## PROBLEM TO WORK ON
Pull out every line in the data that has the string "chart" in it.
◇ ◇ ◇ ◇ ◇ ◇ ◇
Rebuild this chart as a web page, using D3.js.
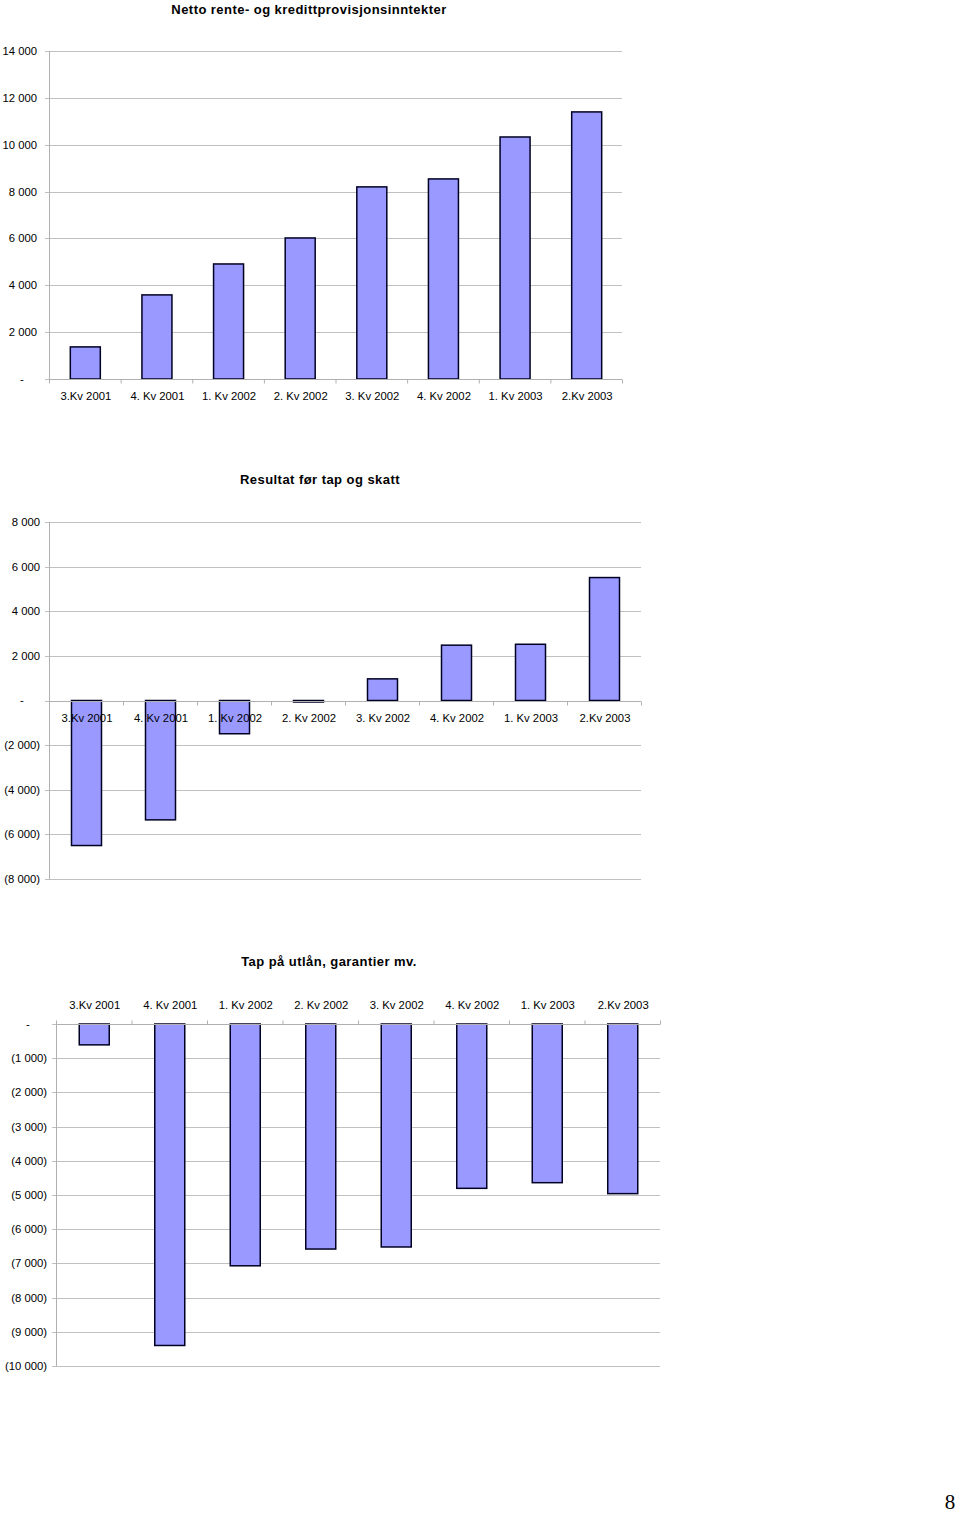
<!DOCTYPE html>
<html><head><meta charset="utf-8">
<script src="https://cdn.jsdelivr.net/npm/d3@7"></script>
<style>body{margin:0;background:#fff}svg{display:block}</style>
</head><body>
<script>
const categories = ["3.Kv 2001","4. Kv 2001","1. Kv 2002","2. Kv 2002","3. Kv 2002","4. Kv 2002","1. Kv 2003","2.Kv 2003"];
const nettoValues = [1370, 3590, 4910, 6020, 8200, 8540, 10330, 11400];
const resultatValues = [-6500, -5350, -1490, -50, 970, 2480, 2520, 5510];
const tapValues = [-610, -9400, -7070, -6580, -6520, -4805, -4640, -4960];
const nettoTicks = [0, 2000, 4000, 6000, 8000, 10000, 12000, 14000];
const resultatTicks = [-8000, -6000, -4000, -2000, 0, 2000, 4000, 6000, 8000];
const tapTicks = [0, -1000, -2000, -3000, -4000, -5000, -6000, -7000, -8000, -9000, -10000];
const titles = ["Netto rente- og kredittprovisjonsinntekter", "Resultat før tap og skatt", "Tap på utlån, garantier mv."];

const W = 960, H = 1515;
const svg = d3.select("body").append("svg").attr("width", W).attr("height", H);
const font = "Liberation Sans, Arial, sans-serif";

const fmtNum = d3.format(",");
function fmt(v){
  if (v === 0) return "-";
  const s = fmtNum(Math.abs(v)).replace(/,/g, " ");
  return v < 0 ? "(" + s + ")" : s;
}

function chart(o){
  const g = svg.append("g");
  const x = d3.scaleBand().domain(categories).range([o.x0, o.x1]).paddingInner(0).paddingOuter(0);
  const y = d3.scaleLinear().domain(o.domain).range([o.yBottom, o.yTop]);
  g.append("text").attr("x", o.titleX).attr("y", o.titleY).attr("text-anchor","middle")
    .attr("font-family", font).attr("font-weight","bold").attr("font-size", 13)
    .attr("letter-spacing", 0.45).attr("fill","#000").text(o.title);
  g.selectAll(".grid").data(o.ticks).join("line")
    .attr("x1", o.x0 - 4).attr("x2", o.x1)
    .attr("y1", d => Math.round(y(d)) + 0.5).attr("y2", d => Math.round(y(d)) + 0.5)
    .attr("stroke", "#c0c0c0").attr("stroke-width", 1);
  g.append("line").attr("x1", o.x0 + 0.5).attr("x2", o.x0 + 0.5)
    .attr("y1", y(o.domain[0])).attr("y2", y(o.domain[1]))
    .attr("stroke", "#b0b0b0");
  g.selectAll(".yl").data(o.ticks).join("text")
    .attr("x", d => d === 0 ? o.dashX : o.labelRight)
    .attr("y", d => y(d)).attr("dy", "0.35em")
    .attr("text-anchor", d => d === 0 ? "middle" : "end")
    .attr("font-family", font).attr("font-size", 11.3).attr("fill", "#000")
    .text(fmt);
  g.selectAll(".bar").data(o.values).join("rect")
    .attr("x", (d,i) => x(categories[i]) + x.bandwidth()/2 - 14.5)
    .attr("width", 30)
    .attr("y", d => y(Math.max(0, d)))
    .attr("height", d => Math.max(1.5, Math.abs(y(d) - y(0))))
    .attr("fill", "#9999ff").attr("stroke", "#000022").attr("stroke-width", 1.5);
  const y0 = Math.round(y(0)) + 0.5;
  g.append("line").attr("x1", o.x0).attr("x2", o.x1).attr("y1", y0).attr("y2", y0).attr("stroke", "#b0b0b0");
  const bounds = categories.map(c => x(c)).concat([o.x1]);
  g.selectAll(".xt").data(bounds).join("line")
    .attr("x1", d => d + 0.5).attr("x2", d => d + 0.5)
    .attr("y1", y0).attr("y2", y0 + o.tickDir * 4).attr("stroke", "#b0b0b0");
  g.selectAll(".xl").data(categories).join("text")
    .attr("x", d => x(d) + x.bandwidth()/2 + 1)
    .attr("y", o.catY).attr("dy", "0.35em").attr("text-anchor","middle")
    .attr("font-family", font).attr("font-size", 11.3).attr("fill", "#000")
    .text(d => d);
}

chart({title: titles[0], titleX: 309, titleY: 14, values: nettoValues, ticks: nettoTicks,
  domain: [0, 14000], yBottom: 379, yTop: 51, x0: 49, x1: 622, labelRight: 37, dashX: 22,
  catY: 396, tickDir: 1});
chart({title: titles[1], titleX: 320, titleY: 484, values: resultatValues, ticks: resultatTicks,
  domain: [-8000, 8000], yBottom: 879, yTop: 522, x0: 49, x1: 641, labelRight: 40, dashX: 22,
  catY: 718, tickDir: 1});
chart({title: titles[2], titleX: 329, titleY: 966, values: tapValues, ticks: tapTicks,
  domain: [-10000, 0], yBottom: 1366, yTop: 1024, x0: 56, x1: 660, labelRight: 47, dashX: 28,
  catY: 1005, tickDir: -1});

svg.append("text").attr("x", 950).attr("y", 1509).attr("text-anchor","middle")
  .attr("font-family","Liberation Serif, Times New Roman, serif").attr("font-size", 21).text("8");
</script>
</body></html>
◇ ◇ ◇ ◇ ◇ ◇ ◇
## EXERCISE ANSWER
Rebuild this chart as a web page, using D3.js.
function chart(o){
chart({title: titles[0], titleX: 309, titleY: 14, values: nettoValues, ticks: nettoTicks,
chart({title: titles[1], titleX: 320, titleY: 484, values: resultatValues, ticks: resultatTicks,
chart({title: titles[2], titleX: 329, titleY: 966, values: tapValues, ticks: tapTicks,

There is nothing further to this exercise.